Background
William Warren was a native of Bath, England, the son of Philip Warren, a cabinet-maker.
William Warren was a native of Bath, England, the son of Philip Warren, a cabinet-maker.
Scorning the efforts of his father to teach him his trade, he made his stage début with a small provincial company at the age of seventeen as Young Norval in Douglas. Trained in the rough surroundings of inferior traveling troupes, he finally emerged from a wandering life of hardship and slow advancement. At one time he was in the company of Thomas Jefferson, the founder of a famous stage family. In 1788, when he was under engagement with Tate Wilkinson, one of the leading provincial managers of that day, he had the good fortune to act in support of Mrs. Siddons. In 1796, upon the invitation of Thomas Wignell, he set out for the United States, arriving in the autumn of that year. He acted in Baltimore, and then in Philadelphia, where he appeared for the first time on December 5 as Friar Lawrence in Romeo and Juliet and as Bundle in The Waterman.

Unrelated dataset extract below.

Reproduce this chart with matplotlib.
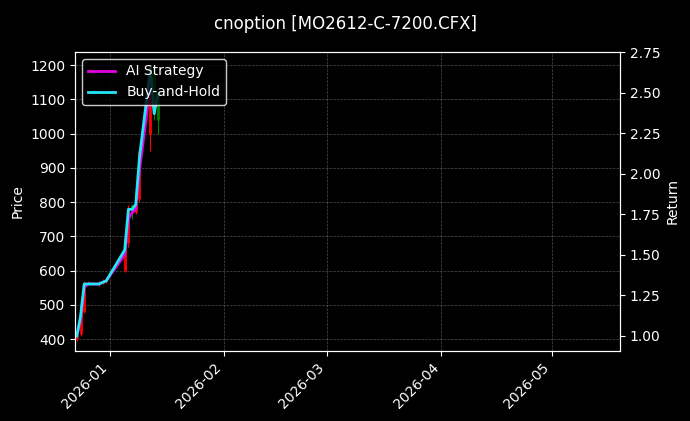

A visit with the Wignell company to New York soon followed, but his associations with the theatre were almost exclusively, both as actor and manager, in Baltimore and Philadelphia. For sometime he was in partnership with William Burke Wood. At their theatre in Philadelphia, Edwin Forrest made his début as Young Norval, with Warren as Old Norval; and both Edmund Kean and Junius Brutus Booth acted under their management when they first came to America. Warren was essentially a comedian, especially adept at the acting of old men, but he was equally capable in tragedy. Joseph N. Ireland calls him "the most perfect 'old man' of comedy or tragedy then known in America"; William Winter speaks of "the weight, dignity and rich humor" of his Old Dornton and Sir Robert Bramble, and of his notable Falstaff and Sir Toby Belch. Few American managers ever carried for so many years the double burden of management and the acting of important characters. After a long period of prosperity, Warren's last years were filled with sadness because of his ill health and disappointment because of his business reverses. In December 1829 he retired from management and acted only occasionally thereafter. Returning to the Chestnut Street Theatre in Philadelphia for a brief engagement, he made his farewell stage appearance on November 25, 1831, as Sir Robert Bramble in The Poor Gentleman, being scarcely able to finish the part because of loss of memory. After almost a year of comparative seclusion, he died in Baltimore, where he had made his home during his last months.
He was three times married. His first wife, of whom little is known and who was not an actress, accompanied him to America and died not long after. On August 15, 1806, he married Ann Brunton Merry. In 1809 he married Esther Fortune, whose elder sister Euphemia was the wife of Joseph Jefferson, 1774-1832. All their six children were connected with the theatre.